The Town investiu 300 milhões de reais em infraestrutura no Autódromo de Interlagos. Até então, nenhum outro evento havia investido tanto. Qual foi a razão desse investimento? São Paulo é o maior mercado da América Latina. Durante muitos anos, os governos de São Paulo, prefeitura, e tal, me chamavam para fazer um Rock in Rio em São Paulo e eu não achava que estava preparado para isso. Eu queria levar a nossa bandeira para fora do Brasil. E levei. Cerca de 50% da minha comunicação em Portugal, Espanha e Estados Unidos era para vender o Brasil e o Rio de Janeiro. Não quero mais fazer eventos fora do Brasil. Quero me concentrar no Brasil. Disse para Bruno Covas que se, São Paulo pudesse fazer a infraestrutura do Autódromo, eu viria. Era um desafio. O Bruno, agora com o prefeito Ricardo Nunes, compraram a ideia. Estou entregando mais do que prometi a eles. Isso aqui não tem nada a ver só com festival de música. No Rock in Rio, 60% das pessoas que vão ao evento são de fora do Rio. São Paulo tem uma participação de 20% lá. Mas, aqui no The Town, 80% são de São Paulo, da cidade ou do interior, então, essas pessoas vão viver uma coisa nova porque a referência deles é outra.
O senhor é presidente da Rock World, empresa que assumiu o Lollapalooza a partir do próximo ano, que também ocorrerá no Autódromo. De que maneira o Lollapalooza e o The Town se beneficiarão mutuamente a partir de agora? Sim, a nossa empresa assumirá a produção e a entrega do Lollapalooza, que se beneficiará da infraestrutura do The Town. O festival usufruirá do transporte, da entrada diferente que agora está mais perto da estação de trem, da grama sintética, dos cabos enterrados, das torres de som. No mais, eles têm uma experiência em São Paulo e no mundo exitosa. Vamos tentar do ponto de vista de produção dar ainda mais brilho ao que já é feito.
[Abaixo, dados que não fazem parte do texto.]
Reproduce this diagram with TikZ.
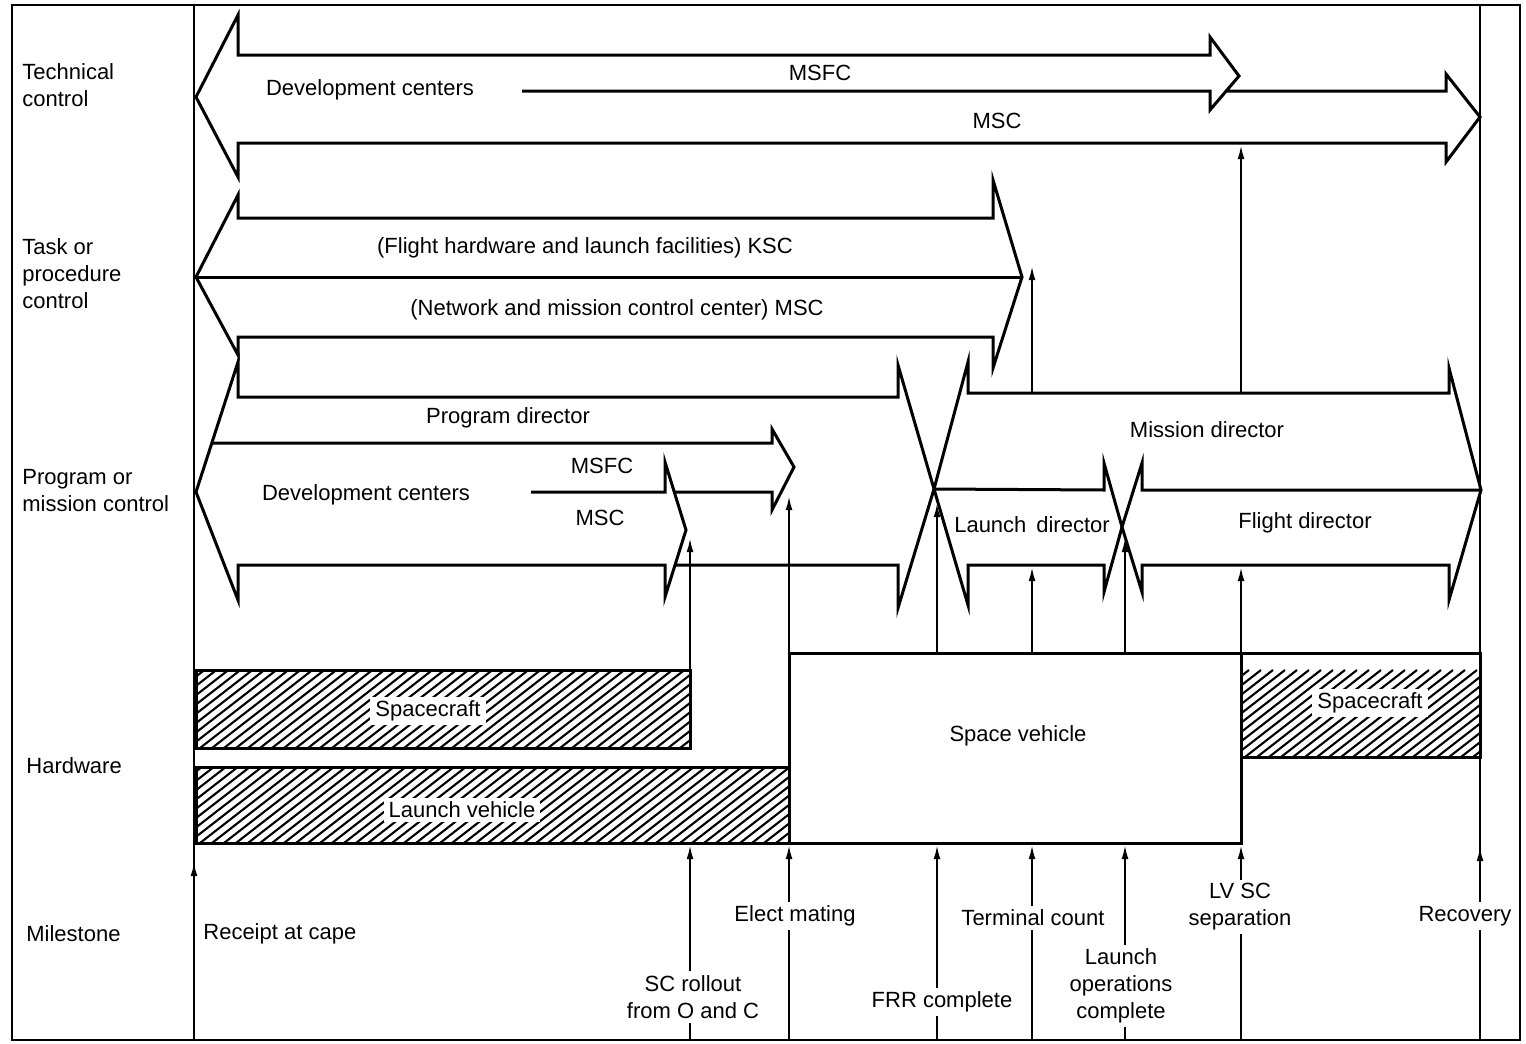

The Town começou a vender ingressos antes mesmo de anunciar as atrações, tal como já ocorre no Rock in Rio. Na sua opinião, o interesse do público no festival vai além das atrações musicais? A primeira vez que fiz essa experiência de vender antes, não sabia se iria dar certo. E deu certo. Realmente, no Rock in Rio, cerca de 210.000 pessoas retornam todos os anos. Então, você tem um total de 750.000 pessoas nos sete dias de evento, mas já sabe que 210.000 vão comprar independentemente de quem está cantando. O Rio de Janeiro compreendeu essa coisa. Agora, eu achava que em São Paulo não iria acontecer essa pré-venda que a gente faz. E aconteceu também. Superou as minhas expectativas. Meu sonho é fazer um The Town com sete dias, como é o Rock in Rio. Talvez no próximo ano, já façamos seis dias. Isso não depende só de uma decisão minha, é preciso analisar, mas eu acho que no próximo vai faltar espaço para a gente receber os visitantes.
O senhor já disse que trazer o Bruno Mars, que fará shows em dois dias do The Town, sempre foi um sonho. Por quê? Quando fiz o show dele em Las Vegas, eu achei impressionante o que ele faz ao vivo. Para mim, hoje, é o melhor show do mundo. Tentei trazer para o último Rock in Rio e não consegui. Eu tinha essa meta. Pela qualidade e capacidade que ele tem, se tivesse quatro ou cinco dias, ele venderia tudo também. Eu achava que, para o primeiro evento, eu precisava de um grande nome. Ele é um deles. Para mim, é o maior e o melhor show que eu já vi.
Trazer Roberto Carlos para o The Town ou Rock in Rio ainda é um sonho que planeja realizar? É uma coisa antiga. Gosto muito dele, mas não consegui convencê-lo. Já consegui convencer o Frank Sinatra a vir aqui para o Brasil e não o Roberto. Acho que o Roberto não se sente confortável nem seguro. Mas eu vou perseguir ele sempre.
O senhor diz acreditar no Brasil. O que nos difere dos outros países onde já atuou? Eu poderia viver em qualquer lugar do mundo. Vivi onze anos em outros países e isso só aumentou a minha convicção de que meu lugar é aqui, com todas as dificuldades que temos. Por causa dessas dificuldades, vimos surgir um grupo de elite empresarial e profissional extremamente superior aos dos mercados mais desenvolvidos, tanto europeu quanto americano. O Brasil pode se orgulhar de dizer que produzimos os melhores eventos de entretenimento do mundo. Essa cultura foi feita aqui, por brasileiros, e exportamos. Sou muito agradecido a Deus por ter sido generoso na minha caminhada.